The worst may be over for Ghana’s battered cedi, with analysts expecting it to only weaken modestly between now and December elections following steep falls earlier in the year.
The currency of the world’s second-largest cocoa producer may end the year at 15.97 per dollar, said Oyinkansola Samuel, an analyst at FirstRand Ltd.’s RMB Nigeria unit. That’s just 2% weaker than current levels around 15.63 per dollar, after it shed around 23% of its value against the greenback — a slide that made it the fifth-worst performing currency tracked by Bloomberg this year.
The cedi has been hurt by this year’s poor cocoa crop, which provides Ghana with a vital source of foreign-exchange earnings, as well as investor concerns during prolonged debt-restructuring talks that only reached key milestones in July.
“The currency is still expected to come under some pressure with corporate demand continuing to outstrip supply,” Samuel said. “We expect the depreciation pace to slow going into the end of the year as multilateral disbursements and ample reserve accumulation improve market sentiments,” she said.
Ghana’s gross international reserves increased to $6.9 billion at end-June from $5.3 billion a year earlier. In a further source of support, the Bank of Ghana left its benchmark interest rate unchanged at 29% on July 27 for a third straight meeting, citing exchange-rate pressures.
Local appetite for greenbacks is also expected to be fanned by elections in December. Ghanaian politics is traditionally a costly affair, spawning election-year spending as well as imports directly associated with the campaign.

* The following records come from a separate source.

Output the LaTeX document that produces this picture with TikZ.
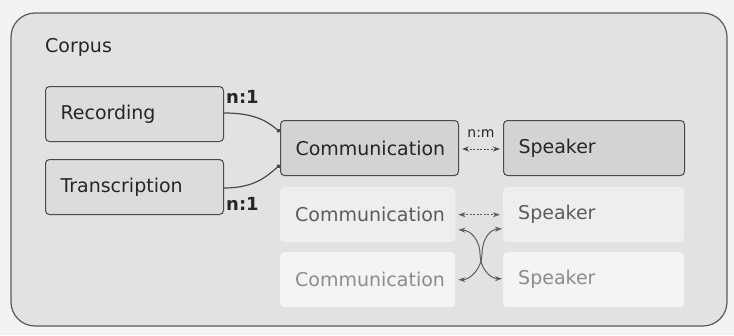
\documentclass[tikz,border=0pt]{standalone}
\usepackage{fontspec}
\setmainfont{DejaVu Sans}
\usetikzlibrary{arrows.meta,calc}
\definecolor{pagebg}{HTML}{F3F3F3}
\definecolor{outerbg}{HTML}{E2E2E2}
\definecolor{outerline}{HTML}{5A5A5A}
\definecolor{boxA}{HTML}{DCDCDC}
\definecolor{boxB}{HTML}{D3D3D3}
\definecolor{boxline}{HTML}{4A4A4A}
\definecolor{rowtwo}{HTML}{EEEEEE}
\definecolor{rowthree}{HTML}{F4F4F4}
\definecolor{txtdark}{HTML}{262626}
\definecolor{txtmid}{HTML}{5C5C5C}
\definecolor{txtlight}{HTML}{8C8C8C}
\definecolor{ghostline}{HTML}{5E5E5E}
\tikzset{
  base/.style={rectangle, rounded corners=4pt, minimum height=55pt, inner xsep=15pt,
    inner ysep=0pt, align=left, font=\fontsize{19}{22}\selectfont, anchor=north west},
  srcbox/.style={base, draw=boxline, line width=1pt, fill=boxA, text=txtdark, text width=148pt},
  mainbox/.style={base, draw=boxline, line width=1pt, fill=boxB, text=txtdark},
  ghostA/.style={base, fill=rowtwo, text=txtmid},
  ghostB/.style={base, fill=rowthree, text=txtlight},
  card/.style={font=\fontsize{18}{20}\selectfont\bfseries, text=txtdark, inner sep=0pt},
  cardsmall/.style={font=\fontsize{14}{16}\selectfont, text=txtdark, inner sep=0pt},
  link/.style={draw=boxline, line width=1.2pt, -{Circle[length=4pt]}},
  rel/.style={line width=1pt, dash pattern=on 2pt off 1.5pt, {Stealth[length=7pt,width=5pt]}-{Stealth[length=7pt,width=5pt]}},
  cross/.style={line width=1pt, {Stealth[length=7pt,width=5pt]}-{Stealth[length=7pt,width=5pt]}}
}
\begin{document}
\begin{tikzpicture}[x=1pt,y=-1pt]
\useasboundingbox[fill=pagebg] (0,0) rectangle (734,335);
\draw[draw=outerline, fill=outerbg, line width=1.2pt, rounded corners=24pt] (11,13) rectangle (727,326);
\node[anchor=west, font=\fontsize{19}{22}\selectfont, text=txtdark, inner sep=0pt] (corpus) at (45,47) {Corpus};

\node[srcbox] (rec) at (45,86) {Recording};
\node[srcbox] (tra) at (45,159) {Transcription};

\node[mainbox, text width=148pt] (com1) at (280,120) {Communication};
\node[mainbox, text width=151pt] (spk1) at (503,120) {Speaker};

\node[ghostA, text width=145pt] (com2) at (280,187) {Communication};
\node[ghostA, text width=151pt] (spk2) at (503,187) {Speaker};

\node[ghostB, text width=145pt] (com3) at (280,252) {Communication};
\node[ghostB, text width=151pt] (spk3) at (503,252) {Speaker};

% n:1 links
\coordinate (recout) at ([yshift=1pt]rec.east);
\coordinate (traout) at ([yshift=-1pt]tra.east);
\coordinate (comin1) at ([yshift=16pt]com1.west);
\coordinate (comin2) at ([yshift=-17pt]com1.west);
\draw[link] (recout) .. controls +(32,0) and +(-12,-10) .. (comin1);
\draw[link] (traout) .. controls +(32,0) and +(-12,10) .. (comin2);
\node[card, anchor=north west] (l1) at ([xshift=2pt,yshift=-4pt]rec.north east) {n:1};
\node[card, anchor=south west] (l2) at ([xshift=2pt,yshift=4pt]tra.south east) {n:1};

% n:m
\draw[rel, draw=boxline] ([xshift=3pt,yshift=-1pt]com1.east) -- ([xshift=-3pt,yshift=-1pt]spk1.west);
\node[cardsmall, anchor=south] (lm) at ([yshift=10pt]$(com1.east)!0.5!(spk1.west)$) {n:m};

% ghost relations
\draw[rel, draw=ghostline] ([xshift=3pt]com2.east) -- ([xshift=-3pt]spk2.west);
\coordinate (c2b) at ([xshift=3pt,yshift=-15pt]com2.east);
\coordinate (s2b) at ([xshift=-1pt,yshift=-14pt]spk2.west);
\coordinate (c3r) at ([xshift=3pt]com3.east);
\coordinate (s3l) at ([xshift=-1pt,yshift=1pt]spk3.west);
\coordinate (midA) at (480,254);
\coordinate (midB) at (482,254);
\draw[cross, draw=ghostline] (c2b) .. controls +(14,1) and +(0,-12) .. (midA) .. controls +(0,14) and +(-12,0) .. (s3l);
\draw[cross, draw=ghostline] (s2b) .. controls +(-14,1) and +(0,-12) .. (midB) .. controls +(0,14) and +(12,0) .. (c3r);
\end{tikzpicture}
\end{document}
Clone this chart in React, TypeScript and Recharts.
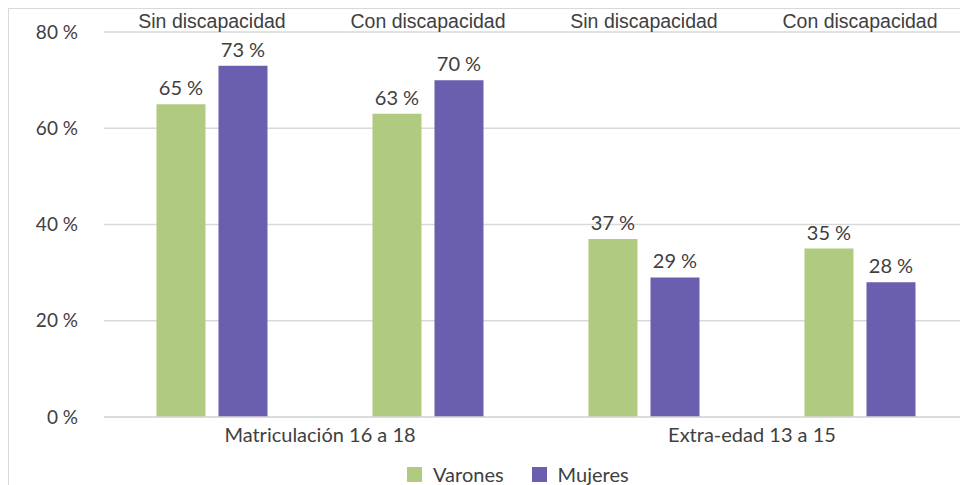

Helping the cedi this time around will be anticipated dollar inflows thanks to disbursements from the International Monetary Fund, which is expected to unlock funds from other multi-lateral lenders. The IMF granted Ghana emergency support after the West African nation defaulted on its debt in 2022.
It has received $1.6 billion so far under the $3 billion bailout it agreed with the Washington-based lender in May 2023, and expects an additional $360 million payment in the fourth quarter.
On top of that, the World Bank has earmarked $900 million in so-called resilient recovery development policy financing for Ghana, of which $300 million has already been released.
“While foreign exchange demand-supply mismatches persist, they seem to have eased,” said Samir Gadio, head of Africa strategy at Standard Chartered Bank Plc.
“Cedi depreciation could slow on better market sentiment, Eurobond and official creditor debt restructuring deals, IMF disbursement and an upcoming cocoa pre-export financing facility,” he said.
Ghana aims to raise $1.5 billion in syndicated loans this year for cocoa purchase in the 2024-2025 season, though it may not meet this target due to uncertainty over the harvest.
That’s what happened last time around, when it sought to borrow $800 million but international banks would only lend it $600 million as cocoa output slumped amid inclement weather and disease, and as industry regulator Ghana Cocoa Board restructured domestic debt.